** Request **
Copy word for word the lines in the records below, starting at the line with "Recreate this image" and ending at the line with "plt.rcParams['font.family'] = ['Lato', 'DejaVu". Skip the pictures.

** Given records **
==*==

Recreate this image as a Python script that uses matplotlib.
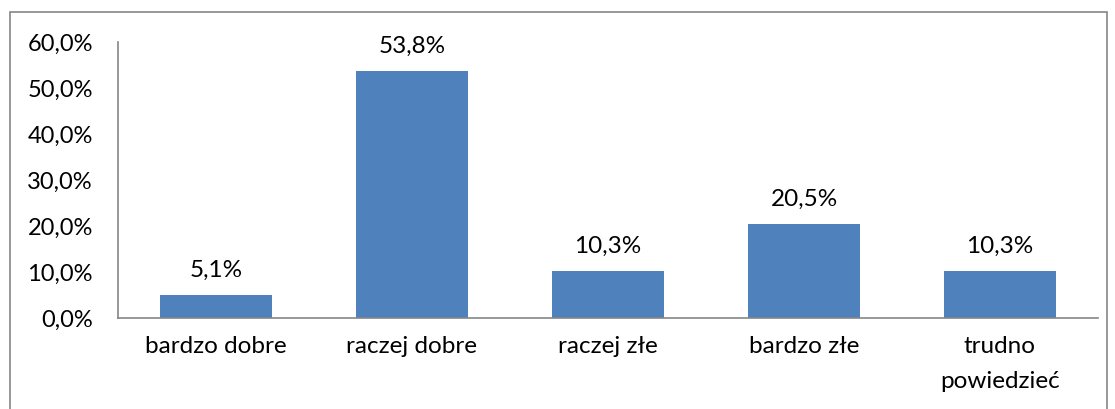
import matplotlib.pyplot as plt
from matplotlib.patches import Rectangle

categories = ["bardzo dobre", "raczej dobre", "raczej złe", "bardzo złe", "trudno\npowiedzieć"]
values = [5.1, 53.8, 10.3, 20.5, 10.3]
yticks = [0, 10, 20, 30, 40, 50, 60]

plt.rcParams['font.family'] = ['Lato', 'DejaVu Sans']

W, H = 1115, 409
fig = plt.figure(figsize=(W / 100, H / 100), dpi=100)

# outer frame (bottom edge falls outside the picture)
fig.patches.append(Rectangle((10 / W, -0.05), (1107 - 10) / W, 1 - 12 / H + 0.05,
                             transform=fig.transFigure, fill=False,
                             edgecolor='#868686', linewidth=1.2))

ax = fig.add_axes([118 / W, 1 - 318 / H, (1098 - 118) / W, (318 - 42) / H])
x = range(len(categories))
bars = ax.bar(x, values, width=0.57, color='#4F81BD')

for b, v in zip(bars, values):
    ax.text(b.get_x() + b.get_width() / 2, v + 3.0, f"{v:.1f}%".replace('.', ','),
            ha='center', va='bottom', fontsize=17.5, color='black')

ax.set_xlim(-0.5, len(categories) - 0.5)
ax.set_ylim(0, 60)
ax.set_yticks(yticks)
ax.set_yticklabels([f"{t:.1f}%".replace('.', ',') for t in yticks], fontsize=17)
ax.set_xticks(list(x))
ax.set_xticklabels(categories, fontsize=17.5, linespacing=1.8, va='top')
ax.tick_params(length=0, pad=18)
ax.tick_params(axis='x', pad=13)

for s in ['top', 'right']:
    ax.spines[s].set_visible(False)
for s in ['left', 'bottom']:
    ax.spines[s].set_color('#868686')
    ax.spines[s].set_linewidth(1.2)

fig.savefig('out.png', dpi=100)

==*==

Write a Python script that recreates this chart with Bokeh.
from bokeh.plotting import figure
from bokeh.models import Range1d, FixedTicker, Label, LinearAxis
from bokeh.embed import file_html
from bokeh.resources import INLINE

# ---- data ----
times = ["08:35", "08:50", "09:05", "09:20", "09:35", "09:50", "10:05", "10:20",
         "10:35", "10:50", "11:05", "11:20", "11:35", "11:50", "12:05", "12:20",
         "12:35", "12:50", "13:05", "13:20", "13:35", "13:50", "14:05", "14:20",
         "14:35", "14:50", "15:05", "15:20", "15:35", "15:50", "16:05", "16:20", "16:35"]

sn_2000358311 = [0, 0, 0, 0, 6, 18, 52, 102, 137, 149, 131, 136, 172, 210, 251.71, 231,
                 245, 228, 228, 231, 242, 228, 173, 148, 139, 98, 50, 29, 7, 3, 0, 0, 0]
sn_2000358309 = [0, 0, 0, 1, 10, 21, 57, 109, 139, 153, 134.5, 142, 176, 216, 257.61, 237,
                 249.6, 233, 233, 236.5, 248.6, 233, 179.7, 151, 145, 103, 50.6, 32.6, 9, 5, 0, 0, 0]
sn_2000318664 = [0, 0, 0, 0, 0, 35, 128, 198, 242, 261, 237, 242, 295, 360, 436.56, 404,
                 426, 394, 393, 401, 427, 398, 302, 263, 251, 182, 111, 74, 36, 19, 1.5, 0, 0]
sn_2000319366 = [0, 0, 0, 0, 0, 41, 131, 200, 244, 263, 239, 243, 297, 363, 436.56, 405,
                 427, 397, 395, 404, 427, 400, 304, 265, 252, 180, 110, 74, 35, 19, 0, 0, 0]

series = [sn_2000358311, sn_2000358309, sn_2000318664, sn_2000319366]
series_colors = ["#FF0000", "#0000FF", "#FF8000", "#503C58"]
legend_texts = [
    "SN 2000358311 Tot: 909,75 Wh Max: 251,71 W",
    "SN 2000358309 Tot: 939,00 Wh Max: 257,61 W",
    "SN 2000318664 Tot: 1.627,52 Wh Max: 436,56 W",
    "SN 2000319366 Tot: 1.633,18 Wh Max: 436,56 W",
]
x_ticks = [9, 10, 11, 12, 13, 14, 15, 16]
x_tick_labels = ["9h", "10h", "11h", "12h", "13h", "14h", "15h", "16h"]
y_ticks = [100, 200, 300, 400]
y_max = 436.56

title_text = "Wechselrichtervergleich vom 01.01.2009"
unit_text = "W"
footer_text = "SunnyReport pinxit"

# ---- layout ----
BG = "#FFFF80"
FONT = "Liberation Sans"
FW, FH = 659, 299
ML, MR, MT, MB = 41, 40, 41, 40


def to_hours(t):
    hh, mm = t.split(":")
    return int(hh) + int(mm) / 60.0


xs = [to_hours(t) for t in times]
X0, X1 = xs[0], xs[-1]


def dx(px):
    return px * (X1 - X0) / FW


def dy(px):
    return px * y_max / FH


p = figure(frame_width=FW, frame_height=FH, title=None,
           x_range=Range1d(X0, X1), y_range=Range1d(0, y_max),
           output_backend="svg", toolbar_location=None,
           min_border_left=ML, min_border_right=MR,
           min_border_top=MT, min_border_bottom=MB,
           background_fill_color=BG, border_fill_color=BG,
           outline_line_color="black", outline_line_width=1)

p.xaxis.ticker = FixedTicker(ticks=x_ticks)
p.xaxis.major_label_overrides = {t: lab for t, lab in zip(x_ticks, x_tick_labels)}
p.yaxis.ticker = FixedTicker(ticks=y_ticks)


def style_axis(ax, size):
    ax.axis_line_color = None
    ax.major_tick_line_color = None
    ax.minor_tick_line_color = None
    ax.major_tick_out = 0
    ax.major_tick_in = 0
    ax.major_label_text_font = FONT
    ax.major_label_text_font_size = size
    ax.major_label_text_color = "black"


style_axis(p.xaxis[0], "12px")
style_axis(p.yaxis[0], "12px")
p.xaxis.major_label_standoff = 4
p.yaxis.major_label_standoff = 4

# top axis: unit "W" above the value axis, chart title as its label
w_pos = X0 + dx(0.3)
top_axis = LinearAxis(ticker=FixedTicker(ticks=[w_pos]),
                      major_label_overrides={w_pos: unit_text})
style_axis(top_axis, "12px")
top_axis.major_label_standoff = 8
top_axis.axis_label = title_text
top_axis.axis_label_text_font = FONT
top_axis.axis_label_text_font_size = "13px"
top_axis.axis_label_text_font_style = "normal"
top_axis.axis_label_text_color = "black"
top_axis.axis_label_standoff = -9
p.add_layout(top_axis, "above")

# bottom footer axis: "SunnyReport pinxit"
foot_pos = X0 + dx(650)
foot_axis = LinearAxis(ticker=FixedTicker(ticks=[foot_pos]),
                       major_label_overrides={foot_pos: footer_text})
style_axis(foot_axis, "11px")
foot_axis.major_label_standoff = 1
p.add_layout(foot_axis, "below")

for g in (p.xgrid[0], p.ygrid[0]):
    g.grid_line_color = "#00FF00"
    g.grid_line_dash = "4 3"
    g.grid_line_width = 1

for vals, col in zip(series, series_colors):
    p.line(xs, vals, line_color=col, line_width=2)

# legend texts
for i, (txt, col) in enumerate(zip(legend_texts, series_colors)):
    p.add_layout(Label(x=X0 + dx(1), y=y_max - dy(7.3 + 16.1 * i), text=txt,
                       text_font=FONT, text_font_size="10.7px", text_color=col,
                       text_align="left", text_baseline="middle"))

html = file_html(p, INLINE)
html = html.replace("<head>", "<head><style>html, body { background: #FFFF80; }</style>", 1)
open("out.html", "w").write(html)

==*==

** Result of the task **
Recreate this image as a Python script that uses matplotlib.
import matplotlib.pyplot as plt
from matplotlib.patches import Rectangle

categories = ["bardzo dobre", "raczej dobre", "raczej złe", "bardzo złe", "trudno\npowiedzieć"]
values = [5.1, 53.8, 10.3, 20.5, 10.3]
yticks = [0, 10, 20, 30, 40, 50, 60]

plt.rcParams['font.family'] = ['Lato', 'DejaVu Sans']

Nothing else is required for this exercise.